- [WORK TO BE COMPLETED] Take the entries below and print only the lines from the one with "Rebuild this chart" through the one with "from matplotlib.lines import Line2D", exactly as they stand, both ends included.

- [PROVIDED ENTRIES]
[Begin]

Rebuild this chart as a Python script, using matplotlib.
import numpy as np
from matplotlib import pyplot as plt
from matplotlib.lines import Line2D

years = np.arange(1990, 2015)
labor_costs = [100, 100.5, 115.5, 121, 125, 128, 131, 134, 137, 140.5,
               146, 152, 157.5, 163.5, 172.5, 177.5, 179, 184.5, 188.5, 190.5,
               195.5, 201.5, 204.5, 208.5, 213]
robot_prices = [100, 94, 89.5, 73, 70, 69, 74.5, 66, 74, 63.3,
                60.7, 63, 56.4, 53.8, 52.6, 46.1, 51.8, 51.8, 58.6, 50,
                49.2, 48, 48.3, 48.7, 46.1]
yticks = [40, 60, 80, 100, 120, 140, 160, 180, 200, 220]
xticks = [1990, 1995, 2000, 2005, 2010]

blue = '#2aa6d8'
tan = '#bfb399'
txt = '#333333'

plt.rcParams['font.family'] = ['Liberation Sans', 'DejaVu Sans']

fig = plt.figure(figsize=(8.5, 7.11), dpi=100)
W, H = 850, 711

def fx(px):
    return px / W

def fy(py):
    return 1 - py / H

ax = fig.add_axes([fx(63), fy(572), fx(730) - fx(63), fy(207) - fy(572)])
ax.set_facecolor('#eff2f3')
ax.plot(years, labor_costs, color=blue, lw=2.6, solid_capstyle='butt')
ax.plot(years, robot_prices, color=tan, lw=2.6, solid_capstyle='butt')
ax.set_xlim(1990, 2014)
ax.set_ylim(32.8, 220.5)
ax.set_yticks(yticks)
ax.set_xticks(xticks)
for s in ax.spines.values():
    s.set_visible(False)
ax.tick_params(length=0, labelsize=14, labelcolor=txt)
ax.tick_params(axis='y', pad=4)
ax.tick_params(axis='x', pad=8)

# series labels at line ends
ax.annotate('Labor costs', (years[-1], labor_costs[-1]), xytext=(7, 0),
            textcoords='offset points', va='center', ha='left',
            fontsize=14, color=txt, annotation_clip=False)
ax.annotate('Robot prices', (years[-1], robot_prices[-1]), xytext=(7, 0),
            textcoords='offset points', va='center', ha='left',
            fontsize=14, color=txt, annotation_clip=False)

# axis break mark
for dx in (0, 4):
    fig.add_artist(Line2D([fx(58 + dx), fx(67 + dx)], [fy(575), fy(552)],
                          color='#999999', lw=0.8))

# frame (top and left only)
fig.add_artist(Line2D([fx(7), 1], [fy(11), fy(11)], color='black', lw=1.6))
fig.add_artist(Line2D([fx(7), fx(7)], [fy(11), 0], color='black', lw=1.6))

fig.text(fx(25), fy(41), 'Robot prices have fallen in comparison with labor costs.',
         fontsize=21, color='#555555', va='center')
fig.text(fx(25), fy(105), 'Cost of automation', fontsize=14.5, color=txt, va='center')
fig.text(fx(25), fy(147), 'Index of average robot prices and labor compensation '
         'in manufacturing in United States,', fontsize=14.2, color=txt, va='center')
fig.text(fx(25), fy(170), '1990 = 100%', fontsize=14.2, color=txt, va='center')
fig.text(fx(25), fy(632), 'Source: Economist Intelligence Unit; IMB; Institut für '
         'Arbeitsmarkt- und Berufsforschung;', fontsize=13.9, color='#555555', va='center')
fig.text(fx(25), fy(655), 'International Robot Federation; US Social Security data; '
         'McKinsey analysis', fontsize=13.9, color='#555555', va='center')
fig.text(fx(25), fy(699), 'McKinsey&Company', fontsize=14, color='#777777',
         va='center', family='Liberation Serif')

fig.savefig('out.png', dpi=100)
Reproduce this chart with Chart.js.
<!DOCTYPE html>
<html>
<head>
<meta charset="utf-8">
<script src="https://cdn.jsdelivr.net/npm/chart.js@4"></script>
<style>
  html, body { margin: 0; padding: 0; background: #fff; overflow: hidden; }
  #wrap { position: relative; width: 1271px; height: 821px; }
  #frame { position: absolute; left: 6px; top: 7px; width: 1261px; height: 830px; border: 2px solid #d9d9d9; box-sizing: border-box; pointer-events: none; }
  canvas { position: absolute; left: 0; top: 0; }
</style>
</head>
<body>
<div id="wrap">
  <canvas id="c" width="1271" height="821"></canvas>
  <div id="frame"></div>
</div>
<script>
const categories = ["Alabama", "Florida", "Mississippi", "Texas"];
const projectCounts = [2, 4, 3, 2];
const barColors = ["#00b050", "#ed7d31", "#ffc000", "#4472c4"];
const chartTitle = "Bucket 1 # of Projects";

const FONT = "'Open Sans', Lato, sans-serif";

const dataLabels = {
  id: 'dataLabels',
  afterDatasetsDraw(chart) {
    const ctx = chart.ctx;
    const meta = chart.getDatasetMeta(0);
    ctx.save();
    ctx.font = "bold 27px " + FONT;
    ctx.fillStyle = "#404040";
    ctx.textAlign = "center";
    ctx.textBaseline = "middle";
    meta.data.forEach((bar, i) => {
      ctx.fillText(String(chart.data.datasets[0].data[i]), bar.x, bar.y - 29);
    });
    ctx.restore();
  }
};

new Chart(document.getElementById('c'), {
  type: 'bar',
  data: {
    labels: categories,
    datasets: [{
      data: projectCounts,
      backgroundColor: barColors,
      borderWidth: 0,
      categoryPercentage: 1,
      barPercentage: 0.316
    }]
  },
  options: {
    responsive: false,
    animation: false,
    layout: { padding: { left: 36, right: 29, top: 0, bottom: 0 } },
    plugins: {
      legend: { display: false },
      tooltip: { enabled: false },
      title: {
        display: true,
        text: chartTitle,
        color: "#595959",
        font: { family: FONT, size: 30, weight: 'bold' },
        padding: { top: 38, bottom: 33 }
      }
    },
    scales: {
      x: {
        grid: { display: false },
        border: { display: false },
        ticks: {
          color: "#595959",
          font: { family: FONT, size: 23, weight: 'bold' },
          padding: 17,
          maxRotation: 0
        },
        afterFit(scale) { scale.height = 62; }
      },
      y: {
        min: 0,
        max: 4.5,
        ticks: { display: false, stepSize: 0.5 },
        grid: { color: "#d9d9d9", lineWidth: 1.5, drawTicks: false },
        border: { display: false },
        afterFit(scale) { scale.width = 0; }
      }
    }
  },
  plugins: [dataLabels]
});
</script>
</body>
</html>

[End]
[Begin]

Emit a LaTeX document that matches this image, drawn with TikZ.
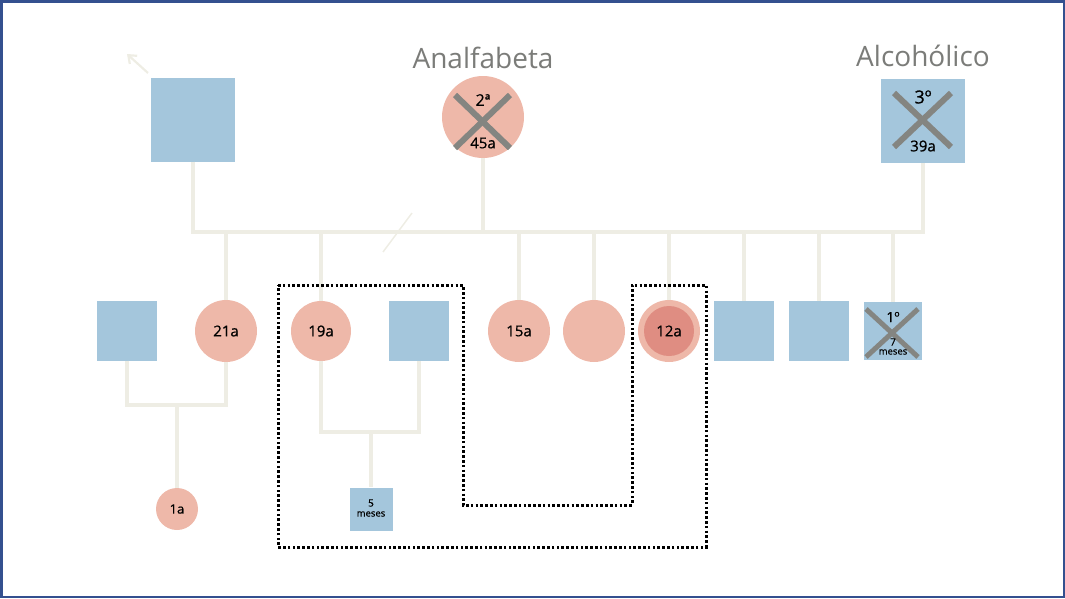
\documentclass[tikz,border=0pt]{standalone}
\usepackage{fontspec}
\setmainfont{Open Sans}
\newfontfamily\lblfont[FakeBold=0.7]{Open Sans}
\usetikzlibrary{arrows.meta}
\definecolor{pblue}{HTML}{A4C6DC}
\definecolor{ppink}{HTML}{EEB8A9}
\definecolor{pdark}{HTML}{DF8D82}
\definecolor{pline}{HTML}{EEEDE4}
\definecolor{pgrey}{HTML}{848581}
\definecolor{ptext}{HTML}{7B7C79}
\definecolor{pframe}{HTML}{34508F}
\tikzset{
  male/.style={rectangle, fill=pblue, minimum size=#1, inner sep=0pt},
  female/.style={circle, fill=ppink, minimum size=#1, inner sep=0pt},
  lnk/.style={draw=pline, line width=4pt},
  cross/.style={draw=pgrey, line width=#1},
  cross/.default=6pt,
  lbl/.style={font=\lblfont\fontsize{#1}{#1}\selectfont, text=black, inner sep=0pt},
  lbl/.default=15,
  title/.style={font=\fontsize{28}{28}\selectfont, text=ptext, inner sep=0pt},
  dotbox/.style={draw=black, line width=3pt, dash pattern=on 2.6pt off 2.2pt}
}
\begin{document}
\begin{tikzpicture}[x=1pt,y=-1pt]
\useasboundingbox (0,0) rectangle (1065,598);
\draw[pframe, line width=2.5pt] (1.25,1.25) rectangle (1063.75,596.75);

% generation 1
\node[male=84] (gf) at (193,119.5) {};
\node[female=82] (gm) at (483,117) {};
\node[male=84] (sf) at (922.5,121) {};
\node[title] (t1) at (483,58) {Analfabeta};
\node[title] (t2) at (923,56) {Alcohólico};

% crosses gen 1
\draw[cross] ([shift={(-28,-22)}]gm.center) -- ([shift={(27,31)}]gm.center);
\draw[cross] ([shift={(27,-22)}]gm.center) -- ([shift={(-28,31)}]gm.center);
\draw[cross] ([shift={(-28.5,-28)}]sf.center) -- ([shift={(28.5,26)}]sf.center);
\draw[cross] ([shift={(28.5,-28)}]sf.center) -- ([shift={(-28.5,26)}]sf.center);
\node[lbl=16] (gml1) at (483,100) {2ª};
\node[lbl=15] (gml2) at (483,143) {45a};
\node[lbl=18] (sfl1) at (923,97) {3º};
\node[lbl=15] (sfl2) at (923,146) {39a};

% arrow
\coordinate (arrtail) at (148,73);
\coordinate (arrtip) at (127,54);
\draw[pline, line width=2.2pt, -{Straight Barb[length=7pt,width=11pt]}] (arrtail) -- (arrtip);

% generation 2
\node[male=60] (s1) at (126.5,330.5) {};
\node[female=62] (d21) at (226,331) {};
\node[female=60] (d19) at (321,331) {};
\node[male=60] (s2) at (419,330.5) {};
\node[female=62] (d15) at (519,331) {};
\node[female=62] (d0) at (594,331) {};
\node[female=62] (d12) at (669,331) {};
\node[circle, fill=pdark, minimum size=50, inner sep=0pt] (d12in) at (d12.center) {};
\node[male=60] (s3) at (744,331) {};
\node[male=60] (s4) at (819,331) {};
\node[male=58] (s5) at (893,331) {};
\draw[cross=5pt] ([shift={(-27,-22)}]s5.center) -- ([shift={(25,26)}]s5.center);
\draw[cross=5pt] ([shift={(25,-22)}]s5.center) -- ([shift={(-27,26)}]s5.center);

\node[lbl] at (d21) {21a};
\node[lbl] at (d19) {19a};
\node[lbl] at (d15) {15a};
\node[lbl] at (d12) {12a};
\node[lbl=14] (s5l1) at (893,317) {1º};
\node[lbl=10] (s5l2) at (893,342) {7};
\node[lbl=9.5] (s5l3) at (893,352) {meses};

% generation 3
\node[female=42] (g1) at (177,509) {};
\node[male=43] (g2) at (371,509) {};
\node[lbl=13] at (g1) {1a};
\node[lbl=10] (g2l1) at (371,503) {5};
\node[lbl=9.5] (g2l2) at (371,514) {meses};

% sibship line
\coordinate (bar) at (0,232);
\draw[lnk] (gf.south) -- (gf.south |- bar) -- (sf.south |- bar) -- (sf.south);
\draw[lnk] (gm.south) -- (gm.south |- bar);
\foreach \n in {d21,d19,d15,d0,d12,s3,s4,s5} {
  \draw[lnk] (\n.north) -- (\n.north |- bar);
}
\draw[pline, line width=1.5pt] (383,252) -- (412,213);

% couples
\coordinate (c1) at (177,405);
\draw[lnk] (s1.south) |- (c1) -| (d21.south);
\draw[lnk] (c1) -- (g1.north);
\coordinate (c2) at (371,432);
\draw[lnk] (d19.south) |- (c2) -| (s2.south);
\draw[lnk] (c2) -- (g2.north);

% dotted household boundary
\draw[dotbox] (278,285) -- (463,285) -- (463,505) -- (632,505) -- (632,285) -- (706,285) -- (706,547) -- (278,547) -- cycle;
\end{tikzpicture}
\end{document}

[End]
[Begin]

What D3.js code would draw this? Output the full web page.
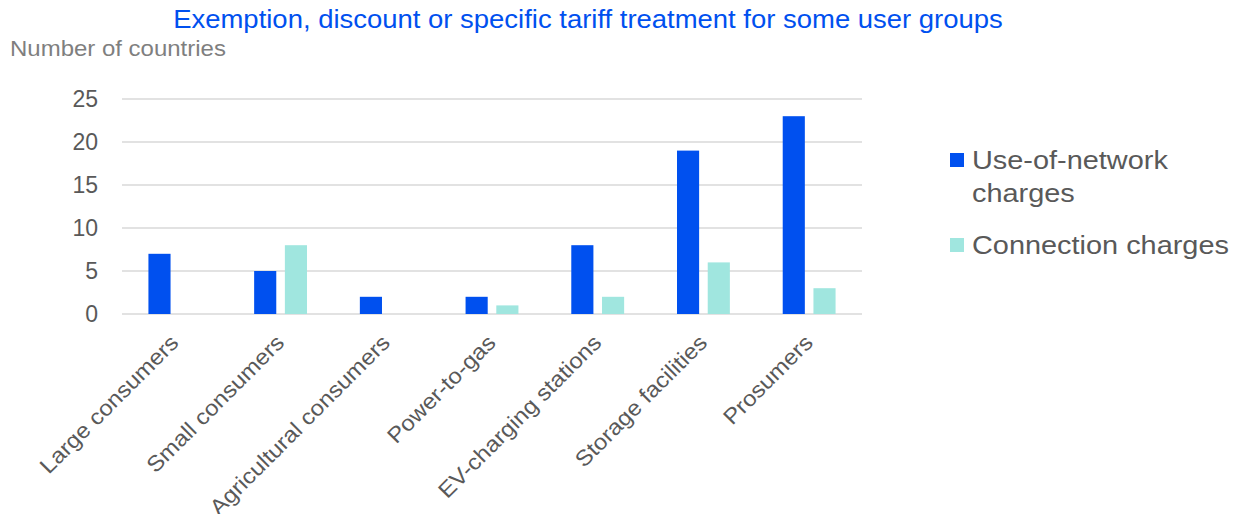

[End]

- [SOLUTION FOR THIS EXERCISE]
Rebuild this chart as a Python script, using matplotlib.
import numpy as np
from matplotlib import pyplot as plt
from matplotlib.lines import Line2D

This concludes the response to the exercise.